The disaster at Oroville already is forcing state officials to rethink their long-term plans for water infrastructure projects. Before the drought ended, California had filed requests for federal funding of nearly $100 billion in water infrastructure projects, but most of these involved expanding the state’s system of reservoirs and dams, including a mega-project to raise the Folsom Dam north of Sacramento. In the wake of the Oroville spill, maintenance and repair projects may gain priority over new public works, officials say.

Just as the Oroville disaster is a microcosm of a statewide problem, California’s water infrastructure needs are a microcosm of a national problem.

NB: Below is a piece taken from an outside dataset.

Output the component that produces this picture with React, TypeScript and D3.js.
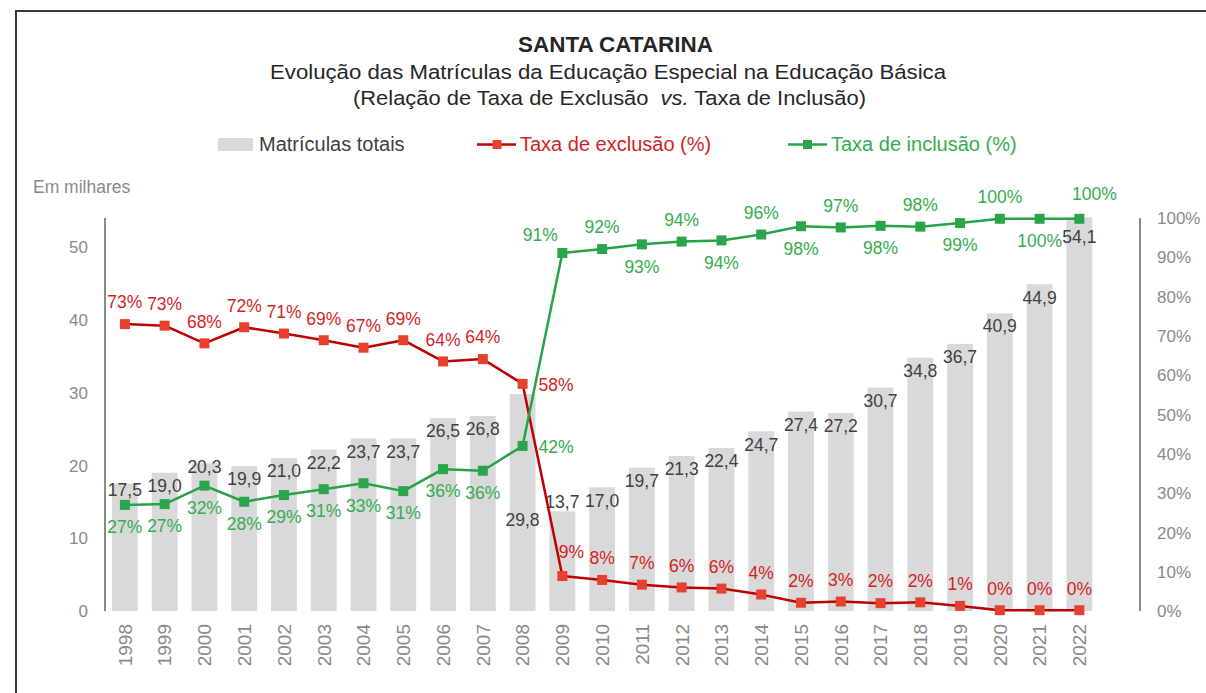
import React from 'react';
import * as d3 from 'd3';

const years = ['1998', '1999', '2000', '2001', '2002', '2003', '2004', '2005', '2006', '2007', '2008', '2009', '2010', '2011', '2012', '2013', '2014', '2015', '2016', '2017', '2018', '2019', '2020', '2021', '2022'];
const matriculas = [17.5, 19.0, 20.3, 19.9, 21.0, 22.2, 23.7, 23.7, 26.5, 26.8, 29.8, 13.7, 17.0, 19.7, 21.3, 22.4, 24.7, 27.4, 27.2, 30.7, 34.8, 36.7, 40.9, 44.9, 54.1];
const exclusao = [73.0, 72.6, 68.1, 72.2, 70.6, 68.9, 67.0, 68.9, 63.5, 64.1, 57.8, 8.9, 7.9, 6.7, 6.0, 5.7, 4.2, 2.1, 2.4, 2.0, 2.2, 1.3, 0.2, 0.2, 0.2];
const inclusao = [27.0, 27.2, 31.9, 27.8, 29.5, 31.0, 32.5, 30.5, 36.1, 35.7, 42.0, 91.1, 92.1, 93.3, 94.0, 94.3, 95.8, 97.9, 97.6, 98.0, 97.8, 98.7, 99.8, 99.8, 99.8];
const exclusaoLabels = ['73%', '73%', '68%', '72%', '71%', '69%', '67%', '69%', '64%', '64%', '58%', '9%', '8%', '7%', '6%', '6%', '4%', '2%', '3%', '2%', '2%', '1%', '0%', '0%', '0%'];
const inclusaoLabels = ['27%', '27%', '32%', '28%', '29%', '31%', '33%', '31%', '36%', '36%', '42%', '91%', '92%', '93%', '94%', '94%', '96%', '98%', '97%', '98%', '98%', '99%', '100%', '100%', '100%'];
const leftTicks = [0, 10, 20, 30, 40, 50];
const rightTicks = [0, 10, 20, 30, 40, 50, 60, 70, 80, 90, 100];

// label placement (layout only)
const exclusaoPlace = ['a', 'a', 'a', 'a', 'a', 'a', 'a', 'a', 'a', 'a', 'r', 'ar', 'a', 'a', 'a', 'a', 'a', 'a', 'a', 'a', 'a', 'a', 'a', 'a', 'a'];
const inclusaoPlace = ['b', 'b', 'b', 'b', 'b', 'b', 'b', 'b', 'b', 'b', 'r', 'al', 'a', 'b', 'a', 'b', 'a', 'b', 'a', 'b', 'a', 'b', 'a', 'b', 'ar2'];
const barLabelNudge: Record<number, number> = { 0: 6, 2: 3, 10: 126, 11: -10, 22: 12, 21: 13, 24: 19 };

const FONT = "'Liberation Sans', Arial, Helvetica, sans-serif";
const RED_LINE = '#c00000';
const RED_MARK = '#e8402f';
const RED_TEXT = '#d21f1f';
const GREEN_LINE = '#26a347';
const GREEN_MARK = '#2aa64a';
const GREEN_TEXT = '#34ad4e';
const GREY_AXIS = '#8a8a8a';
const BAR = '#d9d9d9';

function placeOffset(p: string): [number, number, string] {
  switch (p) {
    case 'a': return [0, -22, 'middle'];
    case 'b': return [0, 22, 'middle'];
    case 'r': return [16, 1, 'start'];
    case 'ar': return [9, -24, 'middle'];
    case 'al': return [-22, -18, 'middle'];
    case 'ar2': return [15, -25, 'middle'];
    default: return [0, -22, 'middle'];
  }
}

export default function App() {
  const W = 1206, H = 693;
  const x = d3.scaleBand<string>().domain(years).range([105, 105 + 25 * 39.77]).paddingInner(0.35).paddingOuter(0.175);
  const yL = d3.scaleLinear().domain([0, 54]).range([611, 218]);
  const yR = d3.scaleLinear().domain([0, 100]).range([611, 218]);
  const cx = (i: number) => (x(years[i]) as number) + x.bandwidth() / 2;

  const lineGen = (vals: number[]) => d3.line<number>().x((_, i) => cx(i)).y((v) => yR(v))(vals) as string;

  const fmt = (v: number) => v.toFixed(1).replace('.', ',');
  const ms = 10;

  return (
    <div style={{ position: 'fixed', left: 0, top: 0, width: W, height: H, background: '#fff' }}>
      <svg width={W} height={H} style={{ display: 'block', fontFamily: FONT }}>
        <rect x={0} y={0} width={W} height={H} fill="#fff" />
        {/* frame */}
        <line x1={16} y1={11} x2={W} y2={11} stroke="#3a3a3a" strokeWidth={2} />
        <line x1={16} y1={10} x2={16} y2={H} stroke="#3a3a3a" strokeWidth={2} />

        {/* titles */}
        <text x={518} y={52} fontSize={21.5} fontWeight="bold" fill="#262626" textLength={195} lengthAdjust="spacingAndGlyphs">SANTA CATARINA</text>
        <text x={270} y={79} fontSize={20.5} fill="#262626" textLength={676} lengthAdjust="spacingAndGlyphs">Evolução das Matrículas da Educação Especial na Educação Básica</text>
        <text x={353} y={105} fontSize={20.5} fill="#262626" textLength={513} lengthAdjust="spacingAndGlyphs">
          (Relação de Taxa de Exclusão <tspan fontStyle="italic">{'\u00a0vs.'}</tspan> Taxa de Inclusão)
        </text>

        {/* legend */}
        <rect x={218} y={138} width={35} height={13} fill={BAR} />
        <text x={259} y={151} fontSize={20} fill="#404040">Matrículas totais</text>
        <line x1={477} y1={144.5} x2={516} y2={144.5} stroke={RED_LINE} strokeWidth={2.5} />
        <rect x={497 - 4.5} y={144.5 - 4.5} width={9} height={9} fill={RED_MARK} />
        <text x={520} y={151} fontSize={20} fill={RED_TEXT}>Taxa de exclusão (%)</text>
        <line x1={788} y1={144.5} x2={827} y2={144.5} stroke={GREEN_LINE} strokeWidth={2.5} />
        <rect x={807.5 - 4.5} y={144.5 - 4.5} width={9} height={9} fill={GREEN_MARK} />
        <text x={831} y={151} fontSize={20} fill={GREEN_TEXT}>Taxa de inclusão (%)</text>

        <text x={33} y={193} fontSize={17.5} fill={GREY_AXIS}>Em milhares</text>

        {/* bars */}
        {matriculas.map((v, i) => (
          <rect key={'b' + i} x={x(years[i])} y={yL(v)} width={x.bandwidth()} height={yL(0) - yL(v)} fill={BAR} />
        ))}

        {/* axes */}
        <line x1={105} y1={yL(0)} x2={105} y2={218} stroke={GREY_AXIS} strokeWidth={2} />
        <line x1={1140} y1={yR(0)} x2={1140} y2={218} stroke={GREY_AXIS} strokeWidth={2} />
        {leftTicks.map((t) => (
          <text key={'lt' + t} x={88} y={yL(t)} dy="0.36em" textAnchor="end" fontSize={17} fill={GREY_AXIS}>{t}</text>
        ))}
        {rightTicks.map((t) => (
          <text key={'rt' + t} x={1157} y={yR(t)} dy="0.36em" textAnchor="start" fontSize={17} fill={GREY_AXIS}>{t + '%'}</text>
        ))}
        {years.map((yr, i) => (
          <text key={'xl' + yr} transform={`translate(${cx(i)},624) rotate(-90)`} textAnchor="end" dy="0.36em" fontSize={19} fill={GREY_AXIS}>{yr}</text>
        ))}

        {/* bar labels */}
        {matriculas.map((v, i) => (
          <text key={'bl' + i} x={cx(i)} y={yL(v) + (barLabelNudge[i] ?? 13)} dy="0.36em" textAnchor="middle" fontSize={17.5} fill="#404040">{fmt(v)}</text>
        ))}

        {/* lines */}
        <path d={lineGen(exclusao)} fill="none" stroke={RED_LINE} strokeWidth={2.5} strokeLinejoin="round" />
        <path d={lineGen(inclusao)} fill="none" stroke={GREEN_LINE} strokeWidth={2.5} strokeLinejoin="round" />
        {exclusao.map((v, i) => (
          <rect key={'rm' + i} x={cx(i) - ms / 2} y={yR(v) - ms / 2} width={ms} height={ms} fill={RED_MARK} />
        ))}
        {inclusao.map((v, i) => (
          <rect key={'gm' + i} x={cx(i) - ms / 2} y={yR(v) - ms / 2} width={ms} height={ms} fill={GREEN_MARK} />
        ))}

        {/* line labels */}
        {exclusao.map((v, i) => {
          const [dx, dy, anchor] = placeOffset(exclusaoPlace[i]);
          return (
            <text key={'rl' + i} x={cx(i) + dx} y={yR(v) + dy} dy="0.36em" textAnchor={anchor} fontSize={17.5} fill={RED_TEXT}>{exclusaoLabels[i]}</text>
          );
        })}
        {inclusao.map((v, i) => {
          const [dx, dy, anchor] = placeOffset(inclusaoPlace[i]);
          return (
            <text key={'gl' + i} x={cx(i) + dx} y={yR(v) + dy} dy="0.36em" textAnchor={anchor} fontSize={17.5} fill={GREEN_TEXT}>{inclusaoLabels[i]}</text>
          );
        })}
      </svg>
    </div>
  );
}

We’ve been reporting in this space for several years that the American Society of Civil Engineers estimates that well over $2 trillion in repairs are needed on America’s infrastructure by the end of this decade if the U.S. is to maintain its ability to compete as an industrial power. Whenever we’ve reiterated this dire warning, we’ve usually put it terms of roads and bridges to get your attention, since we all drive over those structures every day.

For example, based on its analysis of U.S. Transportation Dept. data, the American Road & Transportation Builder’s Association reported this week that more than 55,000 U.S. bridges are structurally deficient. “Structurally deficient” is a technical way of saying in imminent danger of collapse.

If you don’t want to think about bridges on your drive home from work this evening, here’s another factoid to consider when you’re motoring across the river: there are more than 90,000 dams in the United States, and most of them were built before we landed on the Moon.

Whether it’s our bridges or dams that are collapsing, if we don’t fix them soon we’ll all be up the creek without a paddle.